Base64 is a binary-to-text encoding. 64 means 64 chars to represent all possibility of 6 bits.

binary-to-text encoding

A binary-to-text encoding is encoding of data in plain text. More precisely, it is an encoding of binary data in a sequence of printable characters. Like Base64 encoding.

Why we need binary-to-text encodings?

These encodings are necessary for transmission of data when the channel does not allow binary data (such as email or NNTP) or is not 8-bit clean.

What is Base64

Base64 is a group of binary-to-text encoding schemes that represent binary data (more specifically, a sequence of 8-bit bytes) in an ASCII string format by translating the data into a radix-64 representation.

Base64 is particularly prevalent on the World Wide Web where its uses include the ability to embed image files or other binary assets inside textual assets such as HTML and CSS files.

Base64 Design

Use A-Z, a-z, 0-9, and +, / totally 64 chars to represent all possibility of 6 bits.

For example: “Man” can be encoded into “TWFu”

echo -n Man | base64
TWFu

Questions

But i still have question, How to express TWFu in computor?

In IT world, CPU, RAM, Disk, Transmission, All of them express data in Bits, 0 or 1. Unicode is making sense because it explain down to 0 and 1. But Base64 encoding data into Base64 text.

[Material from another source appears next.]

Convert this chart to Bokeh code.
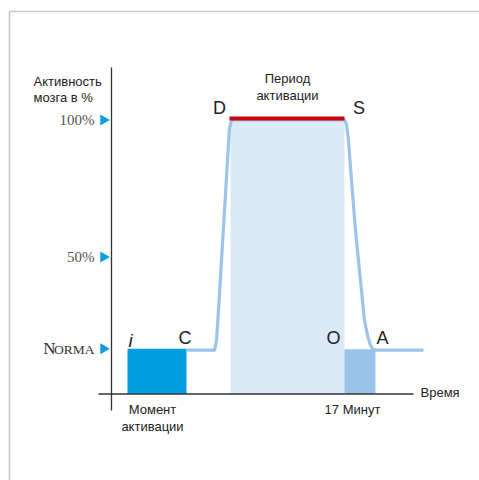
from bokeh.plotting import figure
from bokeh.models import Range1d
from bokeh.core.properties import value
from bokeh.embed import file_html
from bokeh.resources import INLINE
import math

# ---- data (x: time units, y: brain activity %) ----
tick_values = [100, 50, 16.5]
tick_labels = ["100%", "50%", "NORMA"]

curve_x = [75, 103, 105, 107, 110, 113, 116, 118, 120, 233, 235, 237, 240, 244, 249, 253, 256, 259, 262, 265, 312]
curve_y = [16, 16, 19.5, 30.5, 48.7, 67, 85.2, 96.9, 100, 100, 98.5, 92.5, 77.9, 59.7, 41.4, 26.8, 21.4, 17.7, 16.2, 16, 16]

moment_bar = dict(left=16, right=75, top=16.5)
period_area = dict(left=119, right=233, top=100)
end_bar = dict(left=233, right=264, top=16.3)
period_line = dict(x0=118, x1=233, y=100.5)

point_labels = ["i", "C", "D", "S", "O", "A"]
point_x = [19, 73.5, 108, 247.5, 222, 271]
point_y = [19.5, 20.3, 104.2, 104.2, 20.3, 20.3]

SANS = "Liberation Sans"
SERIF = "Liberation Serif"

p = figure(width=479, height=480, output_backend="svg", toolbar_location=None,
           x_range=Range1d(-111, 368), y_range=Range1d(-31.57, 143.61),
           min_border=0, outline_line_color=None)
p.axis.visible = False
p.grid.visible = False
p.background_fill_color = "white"
p.border_fill_color = "white"

# frame border (decoration)
p.line([-102, -102], [-40, 139.6], line_color="#c8c8c8", line_width=1.5)
p.line([-102, 400], [139.6, 139.6], line_color="#c8c8c8", line_width=1.5)

# areas
p.quad(left=period_area["left"], right=period_area["right"], bottom=0, top=period_area["top"],
       fill_color="#dbeaf9", line_color=None)
p.quad(left=moment_bar["left"], right=moment_bar["right"], bottom=0, top=moment_bar["top"],
       fill_color="#009ee0", line_color=None)
p.quad(left=end_bar["left"], right=end_bar["right"], bottom=0, top=end_bar["top"],
       fill_color="#99c2e8", line_color=None)

# activity curve
p.line(curve_x, curve_y, line_color="#9cc3ea", line_width=3.2, line_join="round")
# activation period line
p.line([period_line["x0"], period_line["x1"]], [period_line["y"], period_line["y"]],
       line_color="#c8000f", line_width=4)

# axes
p.line([0, 0], [-6.0, 119.2], line_color="#333333", line_width=1.3)
p.line([-13, 302], [0, 0], line_color="#333333", line_width=1.3)

# y tick arrows
p.scatter([-8] * len(tick_values), tick_values, marker="triangle", size=11,
          angle=-math.pi / 2, fill_color="#0a9ee0", line_color=None)
# y tick labels
p.text([-17, -17], tick_values[:2], text=tick_labels[:2], text_font=value(SERIF),
       text_font_size="15px", text_color="#555555", text_align="right", text_baseline="middle")
# small-caps NORMA
p.text([-17], [tick_values[2]], text=[tick_labels[2][1:]], text_font=value(SERIF),
       text_font_size="13.5px", text_color="#333333", text_align="right", text_baseline="middle",
       y_offset=1)
p.text([-56], [tick_values[2]], text=[tick_labels[2][0]], text_font=value(SERIF),
       text_font_size="17px", text_color="#333333", text_align="right", text_baseline="middle")

# y axis title
p.text([-78, -78], [114.1, 108.2], text=["Активность", "мозга в %"], text_font=value(SANS),
       text_font_size="13px", text_color="#222222", text_align="left", text_baseline="middle")

# period title
p.text([176, 176], [115.1, 108.9], text=["Период", "активации"], text_font=value(SANS),
       text_font_size="13px", text_color="#222222", text_align="center", text_baseline="middle")

# point labels
p.text(point_x[1:], point_y[1:], text=point_labels[1:], text_font=value(SANS),
       text_font_size="18px", text_color="#222222", text_align="center", text_baseline="middle")
p.text(point_x[:1], point_y[:1], text=point_labels[:1], text_font=value(SANS),
       text_font_size="19px", text_font_style="italic", text_color="#222222",
       text_align="center", text_baseline="middle")

# x labels
p.text([41, 41], [-5.6, -11.9], text=["Момент", "активации"], text_font=value(SANS),
       text_font_size="13px", text_color="#222222", text_align="center", text_baseline="middle")
p.text([241], [-5.6], text=["17 Минут"], text_font=value(SANS),
       text_font_size="13px", text_color="#222222", text_align="center", text_baseline="middle")
p.text([309], [0.5], text=["Время"], text_font=value(SANS),
       text_font_size="13px", text_color="#222222", text_align="left", text_baseline="middle")

open("out.html", "w").write(file_html(p, INLINE))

How do IT world get to know them? For example, “TWFu” can be expressed in Unicode, or ASCII. Then the bits will be different.

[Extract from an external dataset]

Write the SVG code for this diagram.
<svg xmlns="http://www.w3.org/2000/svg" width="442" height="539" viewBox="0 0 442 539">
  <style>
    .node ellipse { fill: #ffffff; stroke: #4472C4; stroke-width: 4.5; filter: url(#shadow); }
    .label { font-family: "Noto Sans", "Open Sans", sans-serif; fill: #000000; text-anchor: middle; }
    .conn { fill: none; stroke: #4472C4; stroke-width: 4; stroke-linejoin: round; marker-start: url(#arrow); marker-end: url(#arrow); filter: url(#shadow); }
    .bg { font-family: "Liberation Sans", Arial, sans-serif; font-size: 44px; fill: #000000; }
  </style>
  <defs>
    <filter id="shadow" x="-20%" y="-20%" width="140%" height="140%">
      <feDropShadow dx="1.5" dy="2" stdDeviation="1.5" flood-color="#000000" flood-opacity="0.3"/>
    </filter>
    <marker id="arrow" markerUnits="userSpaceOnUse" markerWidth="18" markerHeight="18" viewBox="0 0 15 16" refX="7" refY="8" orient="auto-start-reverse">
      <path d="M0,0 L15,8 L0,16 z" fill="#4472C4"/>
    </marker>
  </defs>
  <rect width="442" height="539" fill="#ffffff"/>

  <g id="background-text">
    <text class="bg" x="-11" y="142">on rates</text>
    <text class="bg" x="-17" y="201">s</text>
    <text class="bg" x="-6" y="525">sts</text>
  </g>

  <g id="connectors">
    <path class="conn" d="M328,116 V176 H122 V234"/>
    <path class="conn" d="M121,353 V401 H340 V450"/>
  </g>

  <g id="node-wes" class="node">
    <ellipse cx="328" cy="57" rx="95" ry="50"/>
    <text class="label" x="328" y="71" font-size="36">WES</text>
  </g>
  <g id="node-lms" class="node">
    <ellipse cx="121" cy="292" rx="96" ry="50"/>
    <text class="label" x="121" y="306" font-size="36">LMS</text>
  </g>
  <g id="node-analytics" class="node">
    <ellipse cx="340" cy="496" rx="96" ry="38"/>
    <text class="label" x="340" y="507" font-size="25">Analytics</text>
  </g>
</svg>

Base64 is building on the top of 64 ASCII chars. That means it don’t care how you encode and decode the 64 chars. You need to get 64 chars first and then talk about Base64.

How to tell if one chunk of data is encoded as Base64 or not?

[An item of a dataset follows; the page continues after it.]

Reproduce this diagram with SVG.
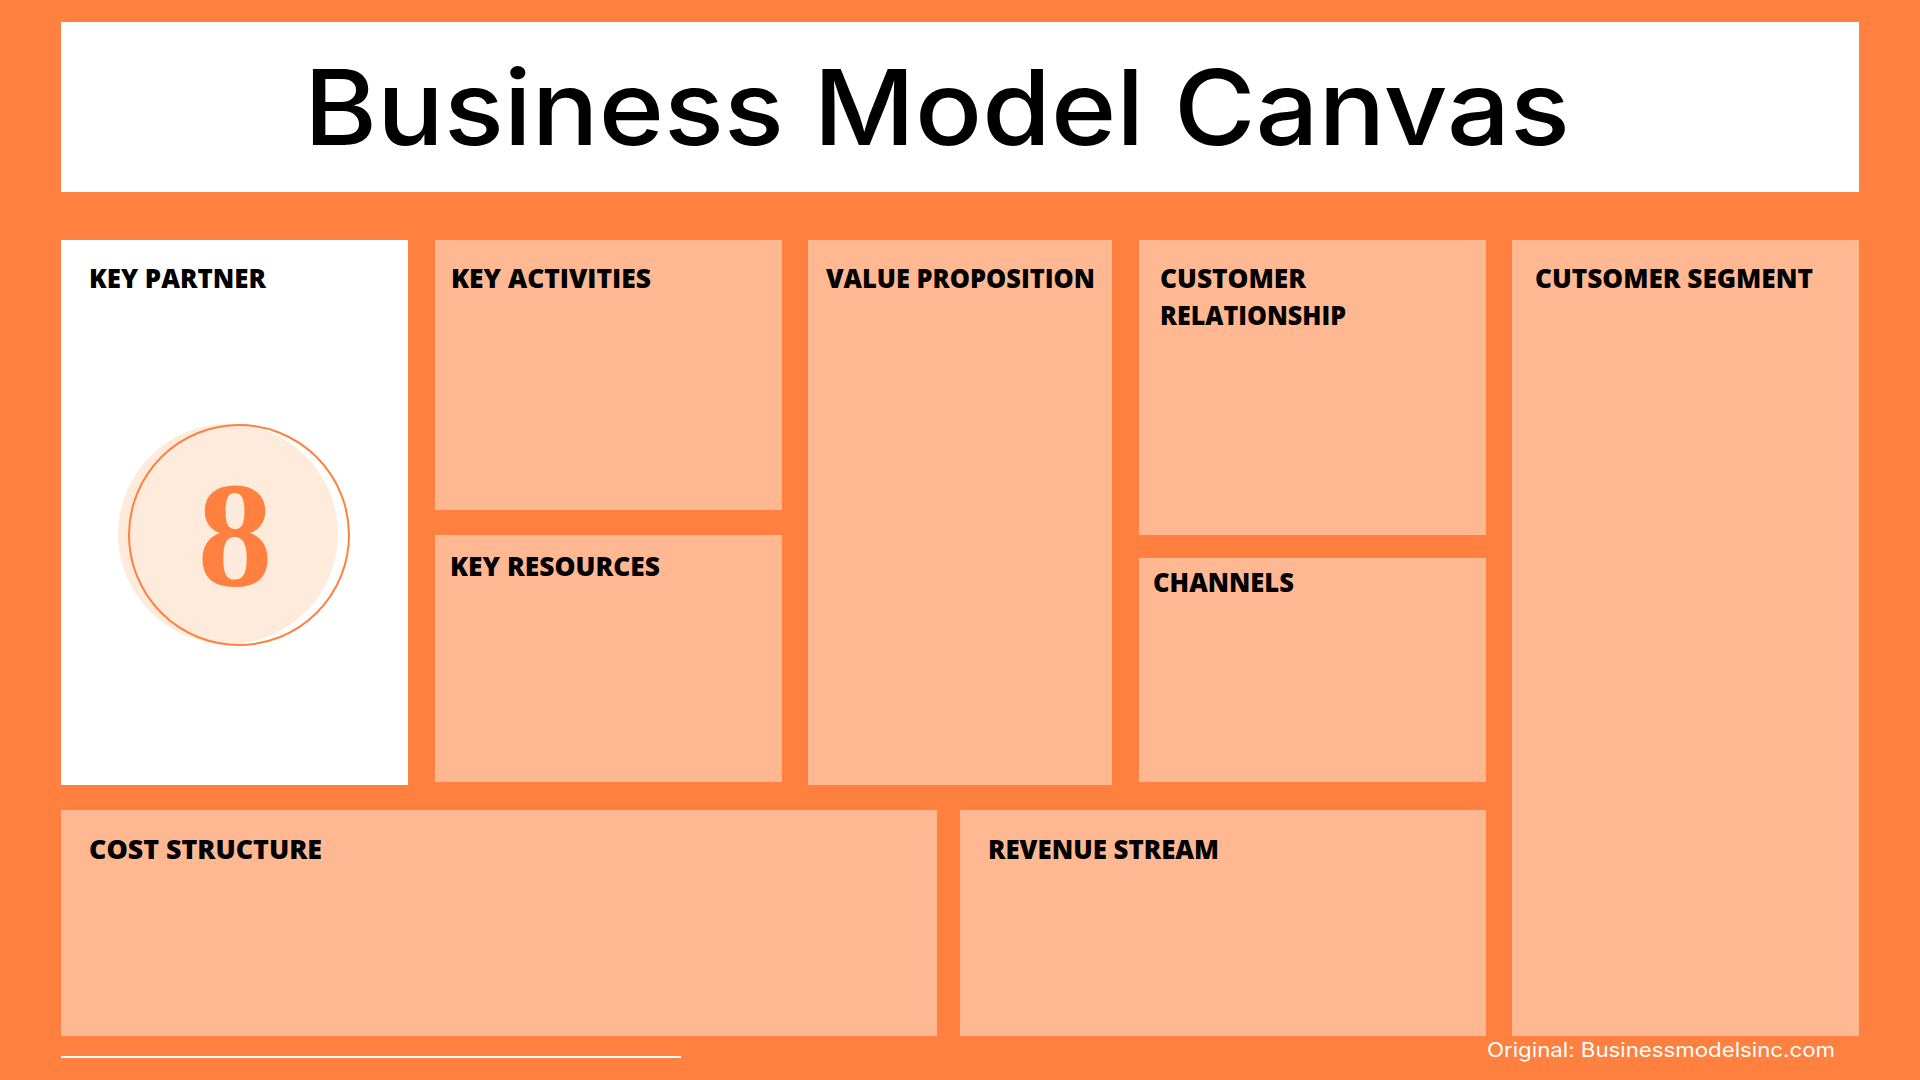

There are no mark in the data to tell that is Base64 encoded. But you can use the following regular expression to check if a string constitutes a valid base64 encoding:

^([A-Za-z0-9+/]{4})*([A-Za-z0-9+/]{3}=|[A-Za-z0-9+/]{2}==)?$
  • In base64 encoding, the character set is [A-Z, a-z, 0-9, and + /]. If the rest length is less than 4, the string is padded with ‘=’ characters.